The Engine Runs Out of Fuel#

The story of Stability AI is a case study in the challenges of monetizing open source AI and balancing idealistic mission with commercial reality.

Cracks Begin to Show#

In early 2024, rumors began to circulate: Stability AI, despite its massive popularity and its role as the engine of the open source image-generation ecosystem, was facing serious financial trouble. The company that had given the world Stable Diffusion under the Apache 2.0 license, that had generously funded compute for open source organizations like EleutherAI, Carper AI, and Harmony AI, and that had earned the community’s love and respect—had failed to find a sustainable business model.

The startup’s idea was that the fame and recognition gained from its models would translate into lucrative contracts with governments and corporations needing customized models trained on internal data. Those contracts never arrived—or at least not at the scale required to cover expenses.

Unfortunately, VC money would not be enough to sustain its “philanthropic actions” for long: training expensive models and giving them away, maintaining community compute clusters, and funding open research.

Attempts to patch the deficit failed. They launched subscriptions for using their models in applications, but revenues were insufficient and the scheme didn’t work. Key researchers began leaving the company—and worse still, in March 2024, Emad Mostaque, CEO and public face of Stability and the open source movement, resigned.

The Pragmatic Turn#

The new CEO, Prem Akkaraju, executed a rapid pivot with survival-driven measures: cutting compute grants, downsizing the in-house GPU cluster, laying off non-critical staff, and fully refocusing—from an open research lab to a product company for the audiovisual industry.

With finances stabilized, they secured a new funding round. They added credibility by bringing legendary director James Cameron onto their board. They rebranded themselves as “the AI startup for artists and creatives,” signed strategic partnerships with advertising and media giants like WPP, and began launching more focused—and less popular—products: Marble, Stable Audio Open, Stable Fast 3D.

They were no longer the idealistic lab that had captured the hearts of the open source community. They were a fairly traditional company. Pragmatic, yes. Inspiring, not so much.

The Heir: Black Forest Labs#

But the story has a poetic twist. Robin Rombach, the lead researcher behind Stable Diffusion, had left Stability AI before Emad did. Together with key colleagues from the original team, he founded Black Forest Labs with a clear mission: to continue the technical legacy of Stable Diffusion.

In August 2024 came their first release: Flux, an image generation model that proved the original team hadn’t lost its touch.

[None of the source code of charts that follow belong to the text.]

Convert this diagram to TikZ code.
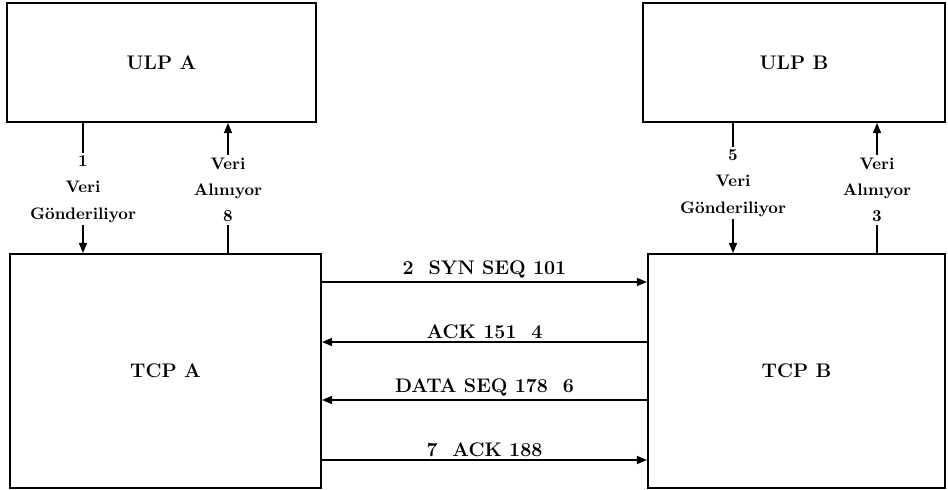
\documentclass[tikz,border=0pt]{standalone}
\usepackage{fontspec}
\usepackage{tikz}
\usetikzlibrary{arrows.meta}
\tikzset{
  layerbox/.style={draw, line width=1.2pt, inner sep=0pt},
  sidelabel/.style={align=center, inner sep=1.5pt, font=\fontsize{9.5}{15}\selectfont\bfseries},
  >={Triangle[length=2mm,width=1.6mm]}
}

\begin{document}
\begin{tikzpicture}[x=0.02cm, y=-0.02cm, font=\fontsize{11.2}{15}\selectfont\bfseries]

    \useasboundingbox (0,0) rectangle (948,490);

    % Boxes
    \node[layerbox, minimum width=6.18cm, minimum height=2.38cm] (ulpa) at (161.5,62.5) {ULP A};
    \node[layerbox, minimum width=6.22cm, minimum height=4.68cm] (tcpa) at (165.5,371) {TCP A};
    \node[layerbox, minimum width=6.04cm, minimum height=2.38cm] (ulpb) at (794,62.5) {ULP B};
    \node[layerbox, minimum width=5.94cm, minimum height=4.68cm] (tcpb) at (796.5,371) {TCP B};

    % Labels between ULP and TCP
    \node[sidelabel] (senda) at (83,189)  {1\\Veri\\Gönderiliyor};
    \node[sidelabel] (recva) at (228,190) {Veri\\Alınıyor\\8};
    \node[sidelabel] (sendb) at (733,183) {5\\Veri\\Gönderiliyor};
    \node[sidelabel] (recvb) at (877,190) {Veri\\Alınıyor\\3};

    % Vertical connectors
    \draw[thick] (ulpa.south -| senda) -- (senda.north);
    \draw[thick, ->] (senda.south) -- (tcpa.north -| senda);
    \draw[thick, ->] (recva.north) -- (ulpa.south -| recva);
    \draw[thick] (recva.south) -- (tcpa.north -| recva);

    \draw[thick] (ulpb.south -| sendb) -- (sendb.north);
    \draw[thick, ->] (sendb.south) -- (tcpb.north -| sendb);
    \draw[thick, ->] (recvb.north) -- (ulpb.south -| recvb);
    \draw[thick] (recvb.south) -- (tcpb.north -| recvb);

    % Segments between TCP A and TCP B
    \foreach \y/\txt/\tip in {282/{2\ \ SYN SEQ 101}/->,
                              342/{ACK 151\ \ 4}/<-,
                              400/{DATA SEQ 178\ \ 6}/<-,
                              460/{7\ \ ACK 188}/->}
        \draw[thick, \tip] (tcpa.east |- 0,\y) -- node[above, inner sep=1.5pt] {\txt} (tcpb.west |- 0,\y);

\end{tikzpicture}
\end{document}
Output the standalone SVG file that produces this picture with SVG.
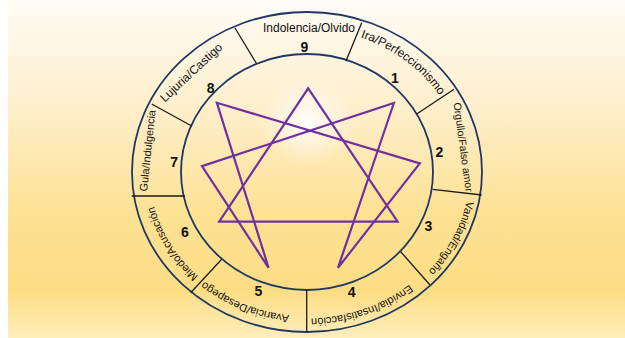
<svg xmlns="http://www.w3.org/2000/svg" width="625" height="338" viewBox="0 0 625 338">
  <defs>
    <linearGradient id="bg" x1="0" y1="0" x2="0" y2="1">
      <stop offset="0" stop-color="#FFFCF6"/>
      <stop offset="0.33" stop-color="#FEEECA"/>
      <stop offset="0.62" stop-color="#FDE295"/>
      <stop offset="0.86" stop-color="#FDDD84"/>
      <stop offset="1" stop-color="#FEEEBB"/>
    </linearGradient>
    <radialGradient id="glow" cx="0.5" cy="0.5" r="0.5">
      <stop offset="0" stop-color="#FFFFFF" stop-opacity="0.95"/>
      <stop offset="0.45" stop-color="#FFFFFF" stop-opacity="0.5"/>
      <stop offset="1" stop-color="#FFFFFF" stop-opacity="0"/>
    </radialGradient>
    <path id="arcIra" d="M319,29.2 A156.6,143.2 0 0 1 457.8,133.5"/>
    <path id="arcVan" d="M467.7,148.7 A162.75,148.8 0 0 1 385.9,302.1"/>
    <path id="arcEnv" d="M439.7,253.9 A160.1,146.4 0 0 1 268.3,314.1"/>
    <path id="arcAva" d="M337.05,313.35 A157.5,144 0 0 1 172,246.2"/>
    <path id="arcMie" d="M239.2,302 A157.5,144 0 0 1 150.2,158.2"/>
  </defs>
  <style>
    .ring { fill: none; stroke: #1F3864; stroke-width: 1.8; }
    .div { stroke: #1A1A1A; stroke-width: 1.3; fill: none; }
    .lbl { font-family: "Liberation Sans", Arial, sans-serif; font-size: 11px; fill: #111; }
    .lbl12 { font-size: 12px; }
    .num { font-family: "Liberation Sans", Arial, sans-serif; font-size: 14px; font-weight: bold; fill: #111; text-anchor: middle; }
    .star { fill: none; stroke: #7030A0; stroke-width: 2.2; stroke-linejoin: miter; }
  </style>

  <rect x="0" y="0" width="625" height="338" fill="url(#bg)"/>
  <rect x="0" y="0" width="8" height="338" fill="#FFFFFF"/>
  <ellipse cx="308" cy="122" rx="48" ry="44" fill="url(#glow)"/>

  <g id="rings">
    <ellipse class="ring" cx="307" cy="172" rx="175" ry="160"/>
    <ellipse class="ring" cx="307" cy="172" rx="126" ry="118"/>
  </g>

  <g id="connectors">
    <line class="div" x1="235" y1="28" x2="256.7" y2="64"/>
    <line class="div" x1="361.7" y1="22.7" x2="346" y2="61"/>
    <line class="div" x1="454" y1="89.3" x2="416.7" y2="114"/>
    <line class="div" x1="481.7" y1="195" x2="432.7" y2="189.3"/>
    <line class="div" x1="430" y1="285" x2="400.7" y2="251.7"/>
    <line class="div" x1="306.7" y1="332" x2="306.7" y2="290"/>
    <line class="div" x1="190.7" y1="292.7" x2="221.7" y2="259.3"/>
    <line class="div" x1="131.7" y1="196" x2="185" y2="196"/>
    <line class="div" x1="151.7" y1="104" x2="191.7" y2="126"/>
  </g>

  <g id="enneagram">
    <polygon class="star" points="308.2,88.3 397.6,221.7 219.2,221.7"/>
    <polygon class="star" points="393.9,103 338,267.8 419.8,163.4 216.9,102.8 268.6,267.8 202,166.2"/>
  </g>

  <g id="node-9">
    <text class="lbl lbl12" x="309" y="31.5" text-anchor="middle">Indolencia/Olvido</text>
    <text class="num" x="304.5" y="51.7">9</text>
  </g>
  <g id="node-1">
    <text class="lbl lbl12"><textPath href="#arcIra" startOffset="50%" text-anchor="middle">Ira/Perfeccionismo</textPath></text>
    <text class="num" x="395" y="83.3">1</text>
  </g>
  <g id="node-2">
    <text class="lbl" transform="translate(459.6,147.5) rotate(82.2)" text-anchor="middle" style="font-size:10.6px">Orgullo/Falso amor</text>
    <text class="num" x="439.3" y="156.7">2</text>
  </g>
  <g id="node-3">
    <text class="lbl"><textPath href="#arcVan" startOffset="50%" text-anchor="middle">Vanidad/Engaño</textPath></text>
    <text class="num" x="428.3" y="230.7">3</text>
  </g>
  <g id="node-4">
    <text class="lbl"><textPath href="#arcEnv" startOffset="50%" text-anchor="middle">Envidia/Insatisfacción</textPath></text>
    <text class="num" x="351.7" y="297.3">4</text>
  </g>
  <g id="node-5">
    <text class="lbl"><textPath href="#arcAva" startOffset="50%" text-anchor="middle">Avaricia/Desapego</textPath></text>
    <text class="num" x="258.3" y="296.2">5</text>
  </g>
  <g id="node-6">
    <text class="lbl"><textPath href="#arcMie" startOffset="50%" text-anchor="middle">Miedo/Acusación</textPath></text>
    <text class="num" x="185" y="236.7">6</text>
  </g>
  <g id="node-7">
    <text class="lbl" transform="translate(151.3,151) rotate(-84.1)" text-anchor="middle" style="font-size:10.9px">Gula/Indulgencia</text>
    <text class="num" x="174.2" y="166.7">7</text>
  </g>
  <g id="node-8">
    <text class="lbl lbl12" transform="translate(193.9,75.4) rotate(-43)" text-anchor="middle">Lujuria/Castigo</text>
    <text class="num" x="210.7" y="93.3">8</text>
  </g>
</svg>
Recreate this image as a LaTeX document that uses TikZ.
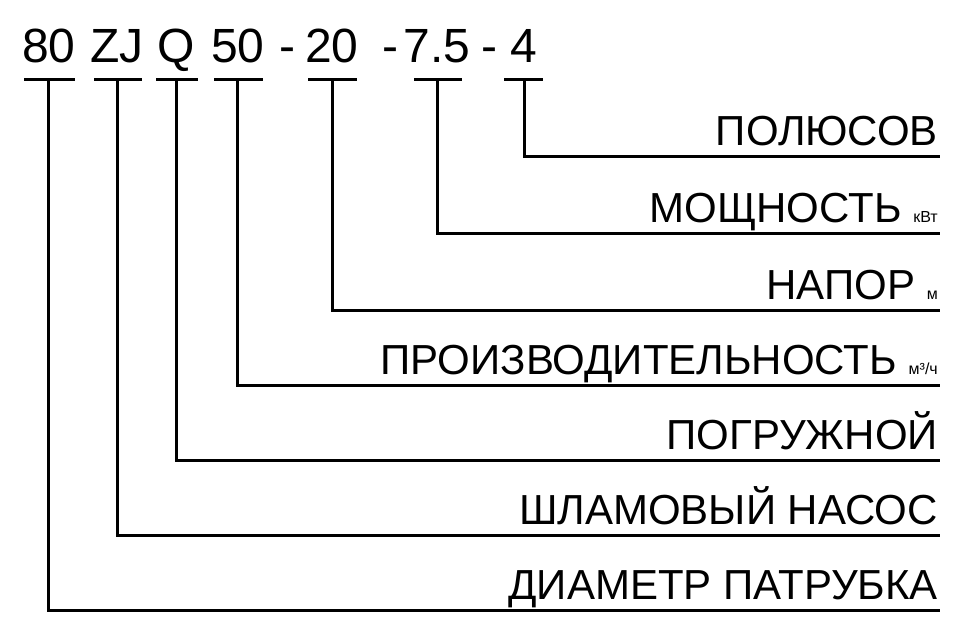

They launched three versions: Flux-Schnell (open source, free commercial license), Flux Dev (open source, paid commercial license), and Flux Pro (accessible only via API or through partners such as Fal, Freepik, Krea, Leonardo, and even X.AI temporarily).

The reception was enthusiastic. Flux quickly replaced Stable Diffusion as the de facto standard of the open source ecosystem. With incremental updates reaching Flux 1.1, the model maintained its leadership at least through mid-2025.